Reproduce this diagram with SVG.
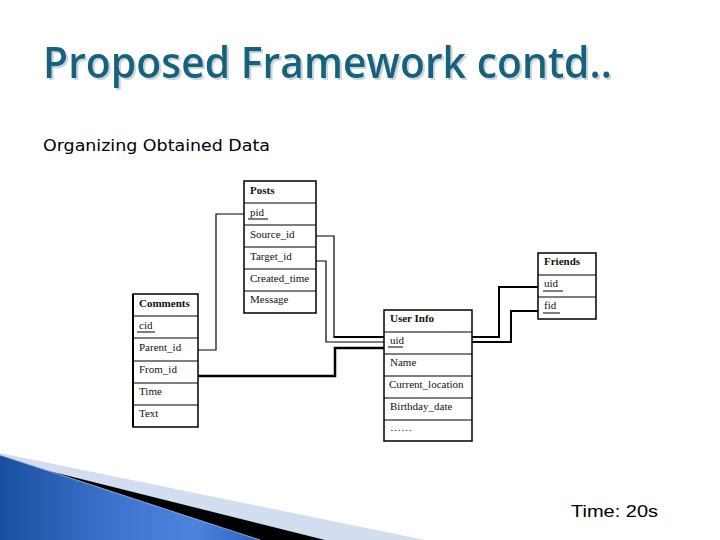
<svg xmlns="http://www.w3.org/2000/svg" width="720" height="540" viewBox="0 0 720 540">
<defs>
<style>
.box{fill:#fff;stroke:#000;stroke-width:1.5}
.sep{stroke:#000;stroke-width:1.2}
.t{font-family:"Liberation Serif","Times New Roman",serif;font-size:11px;fill:#111}
.h{font-weight:bold}
.ul{stroke:#000;stroke-width:1}
.c{fill:none;stroke:#000;stroke-linejoin:miter}
</style>
<filter id="shadow" x="-5%" y="-20%" width="110%" height="150%">
<feOffset in="SourceAlpha" dx="2" dy="2" result="o"/>
<feFlood flood-color="#c9d6de"/>
<feComposite in2="o" operator="in" result="s"/>
<feMerge><feMergeNode in="s"/><feMergeNode in="SourceGraphic"/></feMerge>
</filter>
<linearGradient id="blue" x1="0" y1="0" x2="1" y2="0">
<stop offset="0" stop-color="#1a4f9e"/>
<stop offset="0.45" stop-color="#3f74cf"/>
<stop offset="0.75" stop-color="#4d83dc"/>
<stop offset="1" stop-color="#2a62bd"/>
</linearGradient>
</defs>
<rect width="720" height="540" fill="#fff"/>

<g id="title">
<text x="43" y="78" font-family="'Open Sans','Noto Sans',sans-serif" font-weight="600" font-size="44" fill="#17627c" textLength="569" lengthAdjust="spacingAndGlyphs" filter="url(#shadow)">Proposed Framework contd..</text>
<text x="43" y="151" font-family="'DejaVu Sans',sans-serif" font-size="16" fill="#000" textLength="227" lengthAdjust="spacingAndGlyphs">Organizing Obtained Data</text>
</g>

<g id="connectors">
<path class="c" stroke-width="1.2" d="M244,214 H216 V350 H198"/>
<path class="c" stroke-width="1.2" d="M316,236 H334 V337"/>
<path class="c" stroke-width="2" d="M333.5,337 H384"/>
<path class="c" stroke-width="1.2" d="M316,261 H326 V342 H384"/>
<path class="c" stroke-width="2.5" d="M198,376 H335 V348 H384"/>
<path class="c" stroke-width="2" d="M472,337 H499 V287 H538"/>
<path class="c" stroke-width="2" d="M472,342 H511 V311 H538"/>
</g>

<g id="posts">
<rect class="box" x="244" y="181" width="72" height="132"/>
<line class="sep" x1="244" y1="203" x2="316" y2="203"/>
<line class="sep" x1="244" y1="225" x2="316" y2="225" stroke-width="2"/>
<line class="sep" x1="244" y1="247" x2="316" y2="247" stroke-width="2"/>
<line class="sep" x1="244" y1="269" x2="316" y2="269"/>
<line class="sep" x1="244" y1="291" x2="316" y2="291"/>
<text class="t h" x="250" y="194">Posts</text>
<text class="t" x="250" y="216">pid</text>
<line class="ul" x1="248" y1="219" x2="268" y2="219"/>
<text class="t" x="250" y="238">Source_id</text>
<text class="t" x="250" y="260">Target_id</text>
<text class="t" x="250" y="282">Created_time</text>
<text class="t" x="250" y="303">Message</text>
</g>

<g id="comments">
<rect class="box" x="133" y="294" width="65" height="133"/>
<line x1="133" y1="294" x2="133" y2="427" stroke="#000" stroke-width="2"/>
<line class="sep" x1="133" y1="316" x2="198" y2="316"/>
<line class="sep" x1="133" y1="338" x2="198" y2="338"/>
<line class="sep" x1="133" y1="361" x2="198" y2="361"/>
<line class="sep" x1="133" y1="383" x2="198" y2="383"/>
<line class="sep" x1="133" y1="405" x2="198" y2="405"/>
<text class="t h" x="139" y="307">Comments</text>
<text class="t" x="139" y="329">cid</text>
<line class="ul" x1="137" y1="332" x2="155" y2="332"/>
<text class="t" x="139" y="351">Parent_id</text>
<text class="t" x="139" y="373">From_id</text>
<text class="t" x="139" y="395">Time</text>
<text class="t" x="139" y="417">Text</text>
</g>

<g id="userinfo">
<rect class="box" x="384" y="310" width="88" height="131"/>
<line class="sep" x1="384" y1="332" x2="472" y2="332" stroke-width="2"/>
<line class="sep" x1="384" y1="354" x2="472" y2="354"/>
<line class="sep" x1="384" y1="376" x2="472" y2="376"/>
<line class="sep" x1="384" y1="398" x2="472" y2="398"/>
<line class="sep" x1="384" y1="420" x2="472" y2="420"/>
<text class="t h" x="390" y="322">User Info</text>
<text class="t" x="390" y="344">uid</text>
<line class="ul" x1="388" y1="347" x2="403" y2="347"/>
<text class="t" x="390" y="366">Name</text>
<text class="t" x="389" y="388">Current_location</text>
<text class="t" x="390" y="410">Birthday_date</text>
<text class="t" x="390" y="431" font-size="8">……</text>
</g>

<g id="friends">
<rect class="box" x="538" y="253" width="58" height="66"/>
<line class="sep" x1="538" y1="275" x2="596" y2="275"/>
<line class="sep" x1="538" y1="297" x2="596" y2="297"/>
<text class="t h" x="544" y="265">Friends</text>
<text class="t" x="544" y="287">uid</text>
<line class="ul" x1="543" y1="291" x2="563" y2="291"/>
<text class="t" x="544" y="309">fid</text>
<line class="ul" x1="543" y1="313" x2="560" y2="313"/>
</g>

<g id="decoration">
<polygon points="0,453 425,540 0,540" fill="#d3ddf0"/>
<polygon points="0,458.7 325,540 0,540" fill="#000"/>
<polygon points="0,455 260,540 0,540" fill="url(#blue)"/>
<line x1="0" y1="455" x2="260" y2="540" stroke="#a9c0e8" stroke-width="0.8"/>
</g>

<text x="571" y="517" font-family="'Liberation Sans Narrow','Liberation Sans',Arial,sans-serif" font-size="17" fill="#000" textLength="87" lengthAdjust="spacingAndGlyphs">Time: 20s</text>
</svg>
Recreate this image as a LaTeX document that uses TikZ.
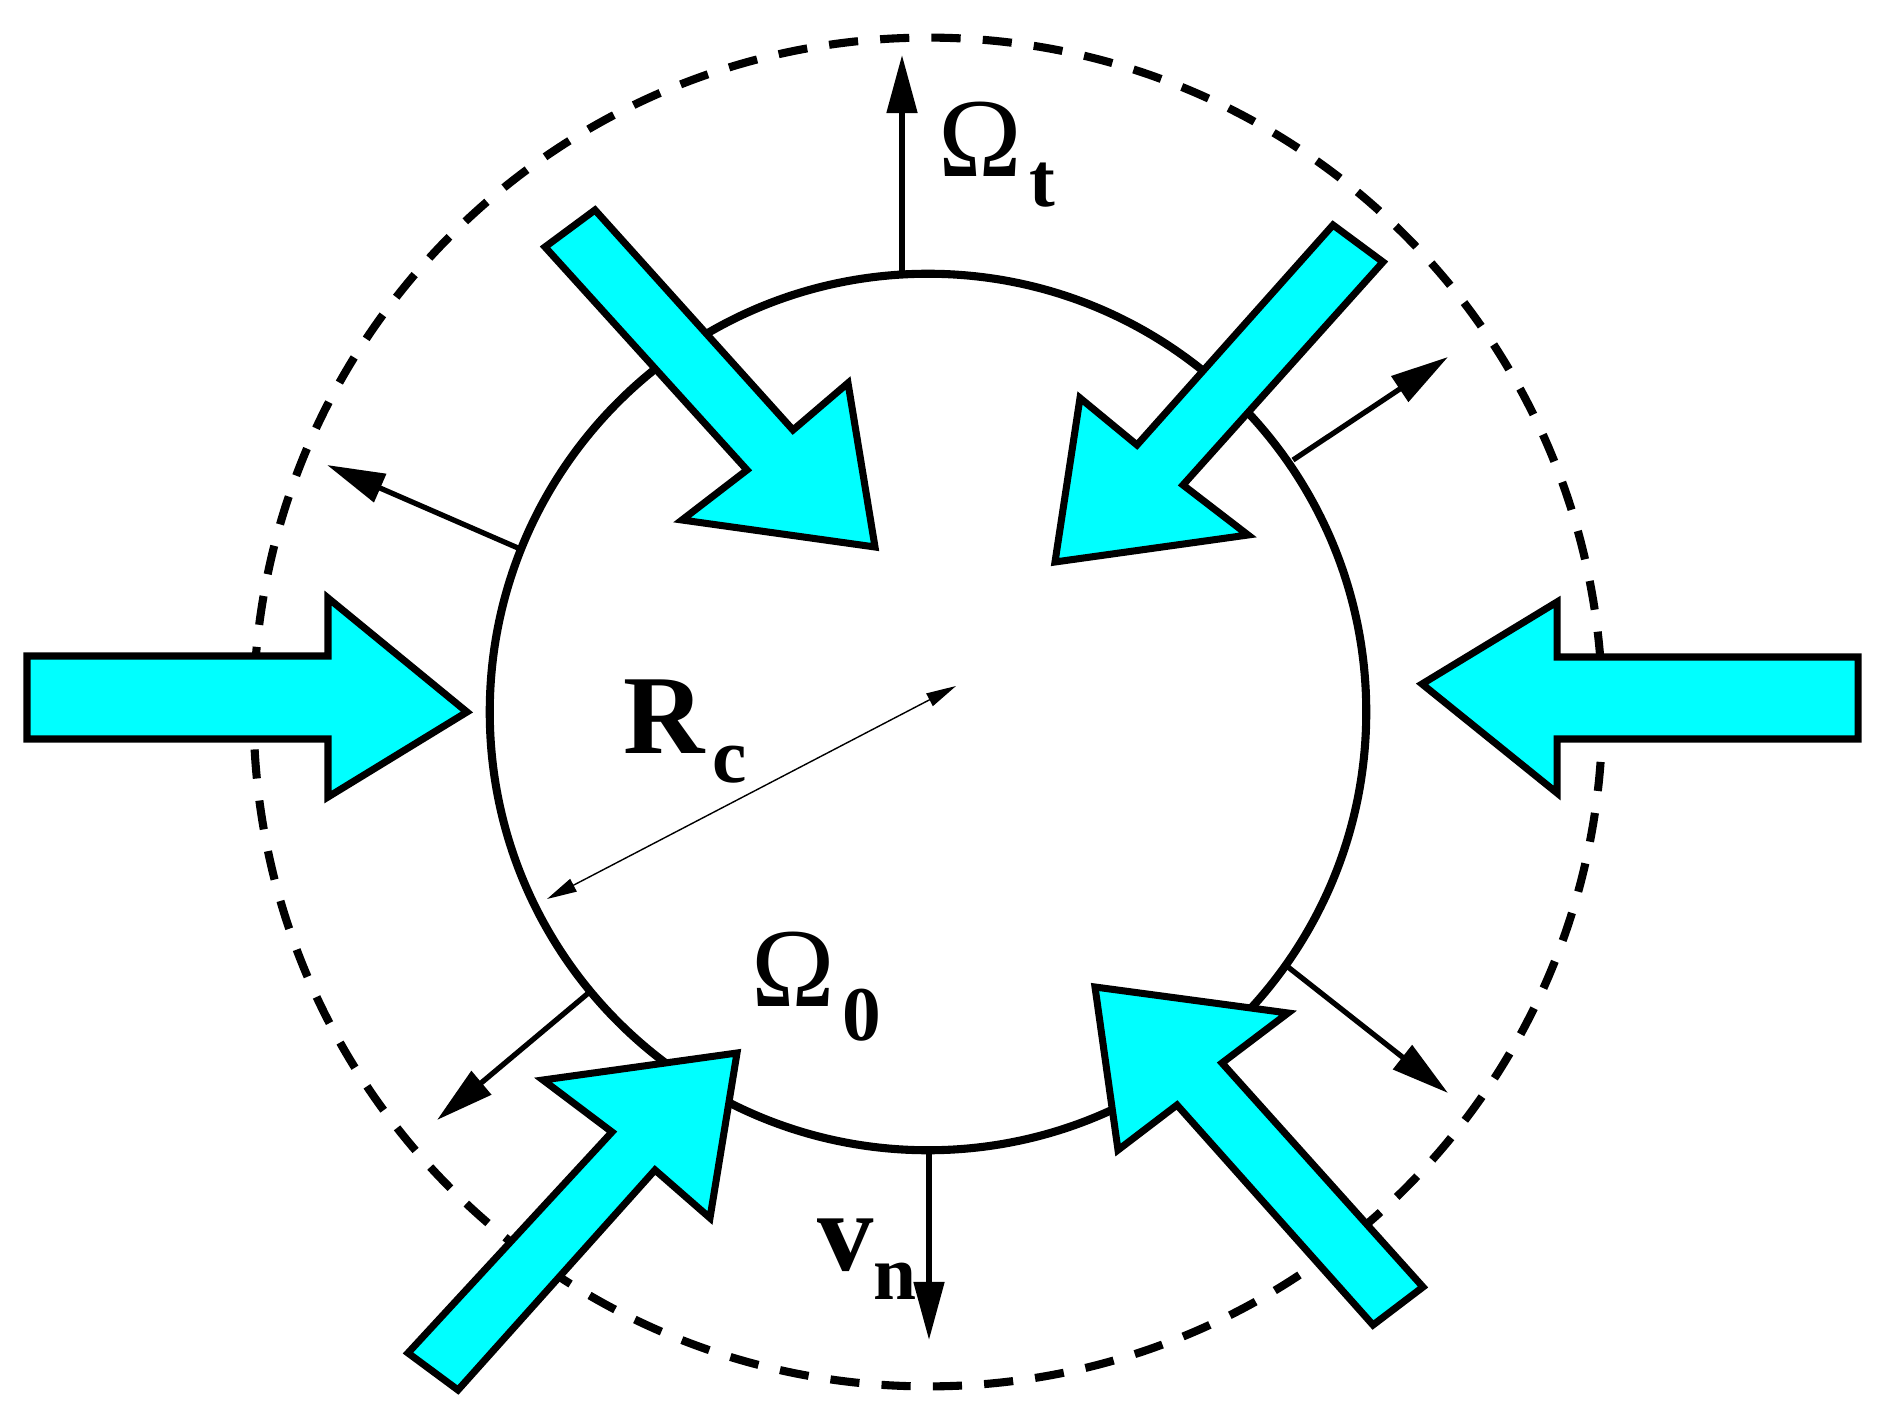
\documentclass[tikz,border=0pt]{standalone}
\usepackage{fontspec}
\setmainfont{Liberation Serif}
\usetikzlibrary{arrows.meta}
\definecolor{aqua}{RGB}{0,255,255}
\newcommand{\lblsub}[2][8.5pt]{\raisebox{-#1}{\fontsize{22}{22}\selectfont\bfseries #2}}
\newcommand{\bigOm}{{\mdseries Ω}}
\begin{document}
\begin{tikzpicture}[x=0.01cm,y=-0.01cm,
  flow/.style={fill=aqua,draw=black,line width=2pt,line join=miter},
  ring/.style={draw=black,line width=2.3pt},
  front/.style={draw=black,line width=2.3pt,dash pattern=on 8.3pt off 6.3pt},
  vel/.style={line width=1.5pt,-{Triangle[length=16.5pt,width=8.5pt]}},
  rcline/.style={line width=0.4pt,{Triangle[length=8.5pt,width=4pt]}-{Triangle[length=8.5pt,width=4pt]}},
  lbl/.style={inner sep=0pt,anchor=base west,font=\bfseries\fontsize{32}{32}\selectfont}]
\useasboundingbox (0,0) rectangle (1897,1419);
\coordinate (c) at (928,712);
% circles
\draw[front] (c) circle[radius=6.74cm];
\draw[ring] (c) circle[radius=4.38cm];
% velocity arrows
\coordinate (nw0) at (518,548); \coordinate (nw1) at (327,465);
\coordinate (ne0) at (1293,460); \coordinate (ne1) at (1448,357);
\coordinate (sw0) at (592,990); \coordinate (sw1) at (437,1120);
\coordinate (se0) at (1288,967); \coordinate (se1) at (1448,1093);
\coordinate (top0) at (902,275); \coordinate (top1) at (902,55);
\coordinate (bot0) at (929,1150); \coordinate (bot1) at (929,1340);
\coordinate (r0) at (547,899); \coordinate (r1) at (956,686);
\draw[vel] (nw0) -- (nw1);
\draw[vel] (ne0) -- (ne1);
\draw[vel] (sw0) -- (sw1);
\draw[vel] (se0) -- (se1);
\draw[vel] (top0) -- (top1);
\draw[vel] (bot0) -- (bot1);
\draw[rcline] (r0) -- (r1);
% cyan block arrows
\draw[flow] (27,656) -- (328,656) -- (328,598) -- (467,712) -- (328,797) -- (328,739) -- (27,739) -- cycle;
\draw[flow] (1858,657) -- (1557,657) -- (1557,602) -- (1422,684) -- (1557,793) -- (1557,739) -- (1858,739) -- cycle;
\draw[flow] (545,247) -- (595,210) -- (793,430) -- (848,383) -- (875,547) -- (682,520) -- (747,470) -- cycle;
\draw[flow] (1333,225) -- (1383,262) -- (1183,485) -- (1248,535) -- (1055,562) -- (1080,398) -- (1137,445) -- cycle;
\draw[flow] (408,1353) -- (612,1132) -- (543,1080) -- (737,1053) -- (710,1218) -- (655,1170) -- (458,1390) -- cycle;
\draw[flow] (1423,1287) -- (1222,1063) -- (1288,1013) -- (1095,987) -- (1118,1150) -- (1177,1105) -- (1373,1325) -- cycle;
% labels
\node[lbl] (Ot) at (938,177) {\bigOm\kern2pt\lblsub{t}};
\node[lbl] (Rc) at (623,753) {R\kern2pt\lblsub{c}};
\node[lbl] (O0) at (751,1006) {\bigOm\kern2pt\lblsub[9.7pt]{0}};
\node[lbl] (vn) at (817,1270) {v\kern0pt\lblsub{n}};
\end{tikzpicture}
\end{document}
- - - -
Your goal.
Your task is to gather every line with the word "this" and copy it.

Complete response.
Reproduce this diagram with SVG.
Recreate this image as a LaTeX document that uses TikZ.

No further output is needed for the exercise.